Minnesota Opinion: Running the COVID-19 marathon together to win

Summary: To get to an open Minnesota, we must push through these hard weeks, and continue to follow health guidelines to slow or stop the spread of COVID-19.

Minnesota Opinion editorial
Minnesota Opinion editorials
West Central Tribune graphic

As Minnesota’s stay-at-home order continues, many residents are likely thinking, “When is all of this going to end, and life get back to normal?”

We want “normal,” too — open restaurants, busy basketball courts, proms and graduations and business as usual.

To get there, we must push through these hard weeks, and continue to follow health guidelines to slow or stop the spread of COVID-19.

The better we are at following the stay-at-home order, the more diligent we are about social distancing, the less stress and strain we put on first responders, the faster things can get back to something resembling normal.

But this is a marathon, not a sprint: We have to outlast COVID-19.


Here are a few things we should all be asking ourselves:

  • Did I really need to take that trip to Walmart? Was that really essential?

  • Am I too embarrassed to wear a face mask in public?

  • Is my own convenience more important than the safety and welfare of other people?

  • Am I getting kind of lax in keeping my distance and following the recommendations?

We know this is hard, and we have been at this, together, since March 27. That’s a long time.
It would be easy to lose focus now, or to let our guard down. It’s too easy to go visit a friend’s house, for just a few minutes. It’s more comfortable to pull your mask under your nose at the grocery store. It’s faster to “just scooch by” rather than wait your turn.

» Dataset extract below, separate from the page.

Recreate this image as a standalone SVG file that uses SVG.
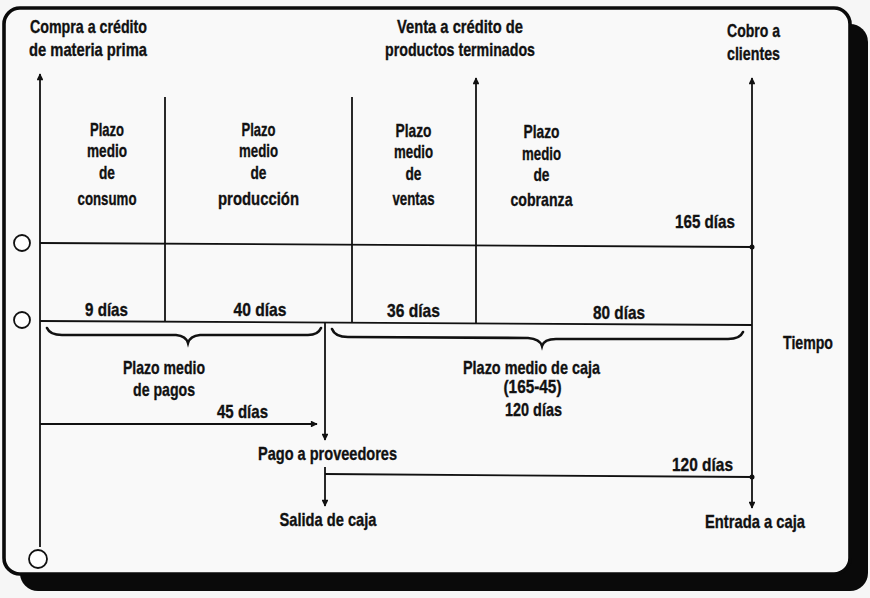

It’s more fun to play a regular round of golf than abide by the new rules that have allowed Minnesota golf courses to reopen.

Very few reading this editorial today are experts on pandemics. We aren’t, either. That’s why we are taking our cue from the scientific community.

In the simplest terms, COVID-19 does not move on its own. It travels by us. If we stay put, the virus stays put.

It’s a hard truth, but a truth nonetheless.

We are in charge — all of us — of putting this virus down, and buying time for the medical community to administer tests and develop vaccines and treatments.

That means sacrifices. Staying at home, wearing our masks when we are out, washing our hands (soap, hot water, 20 seconds) and thinking of the greater good.

We may never know if we did too much. But we will certainly know if we didn’t do enough.


This editorial is the opinion of the Detroit Lakes Tribune's editorial board.